After World War I, the fall of Austria-Hungary, the Polish–Czechoslovak War and the division of Cieszyn Silesia in 1920, it became a part of Poland. It was then occupied and annexed by Nazi Germany at the beginning of World War II. A local Polish police officer was murdered by the Russians in the Katyn massacre in 1940. After the war it was restored to Poland.

In 1945 a Catholic Saint Anne church was almost completely destroyed, and it had to be rebuilt.
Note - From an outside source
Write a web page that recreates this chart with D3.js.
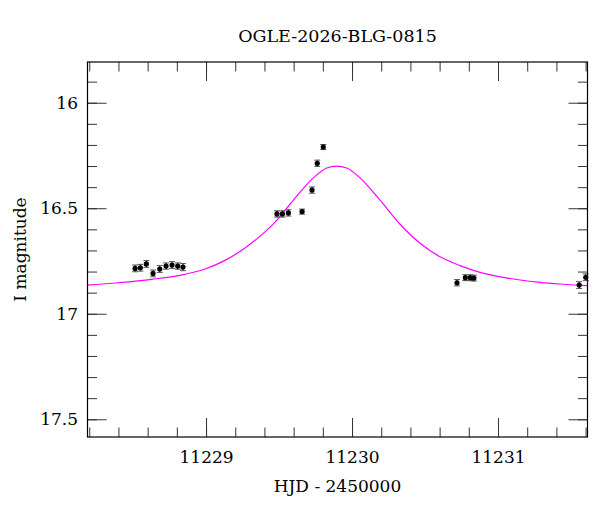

There is also a Lutheran Resurrection of the Lord Church, and a memorial to soldiers of the Red Army fallen in Pruchna in the last months of World War II.

== Geography ==
Pruchna lies in the southern part of Poland, approximately 8 km south-west of the nearest town, Strumień, 14 km north of the county seat, Cieszyn, 26 km west of Bielsko-Biała, 50 km south-west of the regional capital Katowice, and 6 km east of the border with the Czech Republic.

The village is situated near the geographical border between Ostrava Basin in the west and Oświęcim Basin in the east, between roughly 260-280 m above sea level, 20 km north-west of the Silesian Beskids. It also straddles over the border between watersheds of Odra (through Olza to the west) and Vistula (through Knajka to the east); The largest stretch of forest, called Badula, is located in the south-east part of the village.